Henri is the plasterer and bricklayer. He’s in his sixties, a wiry and astonishingly handsome little man with a big laugh and a personality to match. Getting to Henri is best done through P’tit Guy although, as Henri never tires of telling us, he doesn’t work for P’tit Guy. Oh no, he’s just helping out as a favour. His plasterwork is glass-smooth and his walls, which go up in no time flat, are straight and rock solid, but he’s the messiest workman I have ever come across. You never, but never, decorate before calling Henri in.
If you want a parquet floor, kitchen cabinet or window frame, Monsieur de St. Phalle is your man. Jean-Jacques, as we are now allowed to call him, is our local carpenter. His work is exquisite and he is consequently much in demand but, by Midi standards, he is as reliable as they come.
One day, though, he failed to turn up as promised, so the next day Himself and I went to beard him in his sawdust-scented lair above the village. He looked at us mournfully with eyes the colour of ginger wine. "I am so sorry I didn’t come," he apologised, "I had to go to a funeral." Thinking "Oh yeah? Pull the other one," we nonetheless made the proper noises.

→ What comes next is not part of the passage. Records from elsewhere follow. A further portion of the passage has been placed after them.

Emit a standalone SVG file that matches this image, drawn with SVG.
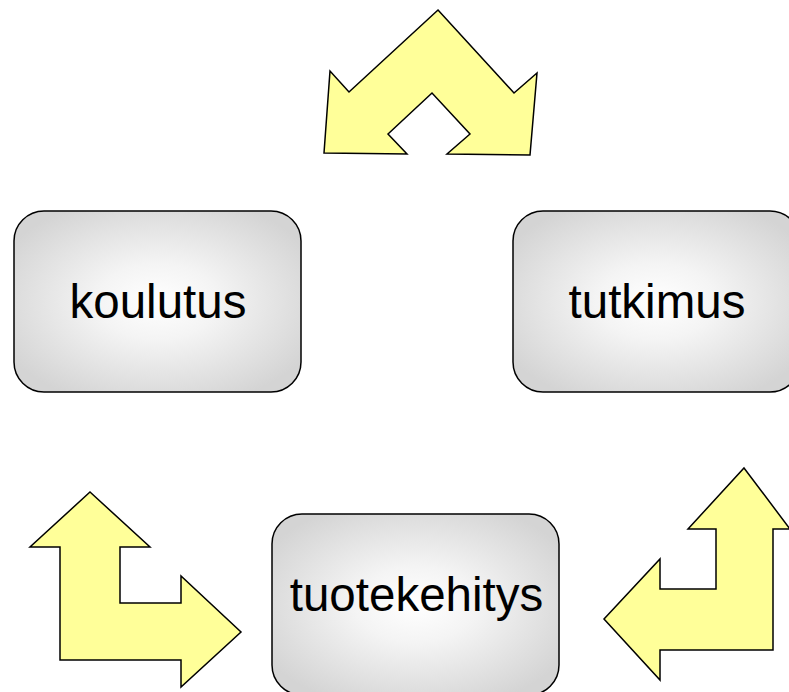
<svg xmlns="http://www.w3.org/2000/svg" width="789" height="692" viewBox="0 0 789 692">
<style>
.arrow{fill:#ffff99;stroke:#000;stroke-width:1.5;stroke-linejoin:miter}
.box{fill:url(#g);stroke:#000;stroke-width:1.5}
.lbl{font-family:"Liberation Sans",Arial,sans-serif;font-size:47.5px;fill:#000;text-anchor:middle}
</style>
<defs>
<radialGradient id="g" cx="50%" cy="50%" r="60%">
<stop offset="0" stop-color="#ffffff"/>
<stop offset="0.35" stop-color="#f4f4f4"/>
<stop offset="1" stop-color="#d4d4d4"/>
</radialGradient>
</defs>
<rect width="789" height="692" fill="#fff"/>
<g id="connectors">
<polygon id="arrow-top" class="arrow" points="438,10 514,93 537,73 530,155 447,154 470,134 432,93 388,134 407,154 324,153 330,71 349,92"/>
<polygon id="arrow-left" class="arrow" points="90,492 150,547 120,547 120,603 181,603 181,576 241,632 181,687 181,660 60,660 60,547 30,547"/>
<polygon id="arrow-right" class="arrow" points="744,468 790,529 773,529 773,650 660,650 660,680 604,619 660,559 660,589 716,589 716,529 688,529"/>
</g>
<g id="node-koulutus">
<rect class="box" x="14" y="211" width="287" height="181" rx="30" ry="30"/>
<text class="lbl" x="158" y="318">koulutus</text>
</g>
<g id="node-tutkimus">
<rect class="box" x="513" y="211" width="287" height="181" rx="30" ry="30"/>
<text class="lbl" x="657" y="318">tutkimus</text>
</g>
<g id="node-tuotekehitys">
<rect class="box" x="272" y="514" width="287" height="181" rx="30" ry="30"/>
<text class="lbl" x="416.5" y="611">tuotekehitys</text>
</g>
</svg>
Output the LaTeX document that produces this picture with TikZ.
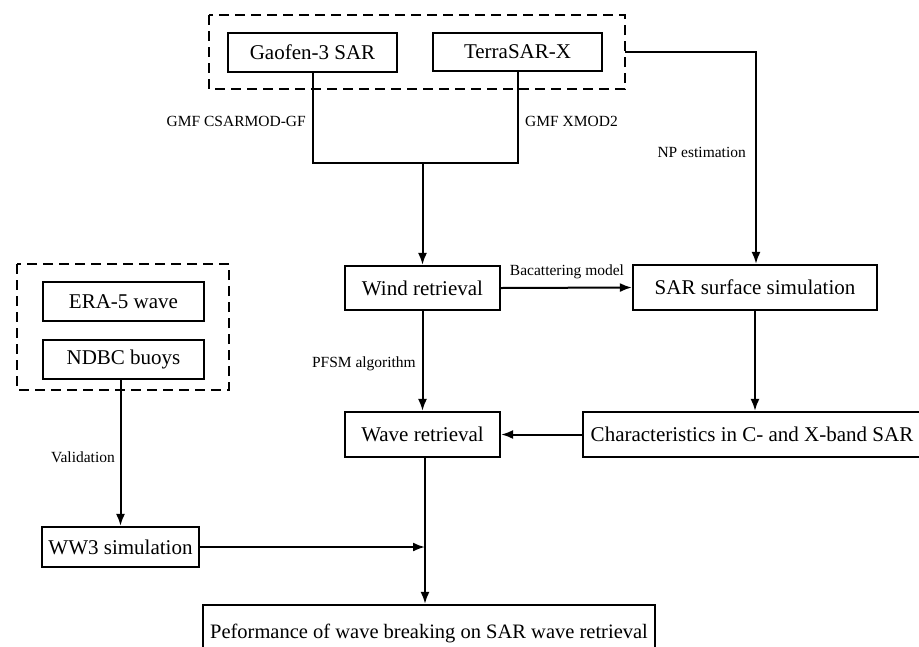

Jean-Jacques looked bemused by our condolences: "No, you don’t understand," he said. "I am also the undertaker."
Like P’tit Guy, Jean-Jacques seems to have taken a liking to us. It is rather a pitying liking, as of one who would say ’They’re only English: they can’t help it," and he does tend to look as if he is suppressing laughter every time he looks at us.
This may be a result of the day we asked him to build us a linen cupboard. Contrary to popular belief, our part of the world is not always hot and sunny. Every day is not a drying day, and when the weather decides to do damp and dismal, getting the sheets and towels aired can be difficult. We English understand the problem. Midi dwellers, brainwashed by their region’s publicity, do not.
We explained to Jean-Jacques that what we wanted was a cupboard with a heater inside it, for storing household linens. He looked at us in incredulity. He asked us to repeat what we had said. He began to giggle. Then he howled. It was the funniest thing he’d ever heard. To this day he pops by occasionally to find out if the linen cupboard is satisfactory. He hasn’t yet brought friends round to inspect the oddity, but we think the day may come. Why is it that the English seem to exist only to provide an endless source of hilarity for the French?
But, as I’ve said, we are lucky. At the end of the day - and it was admittedly a long day - Having the Builders In has not proved fatal. Now the dust is settling and we can congratulate ourselves on having not only survived the experience but benefited from it. We can sympathise with those of our friends who are in the throes of the illness. We can assure them, with that delicious hint of condescension, that it will all prove worth while in the end.
And what a source of stories: we’ll be dining out on our experiences for years!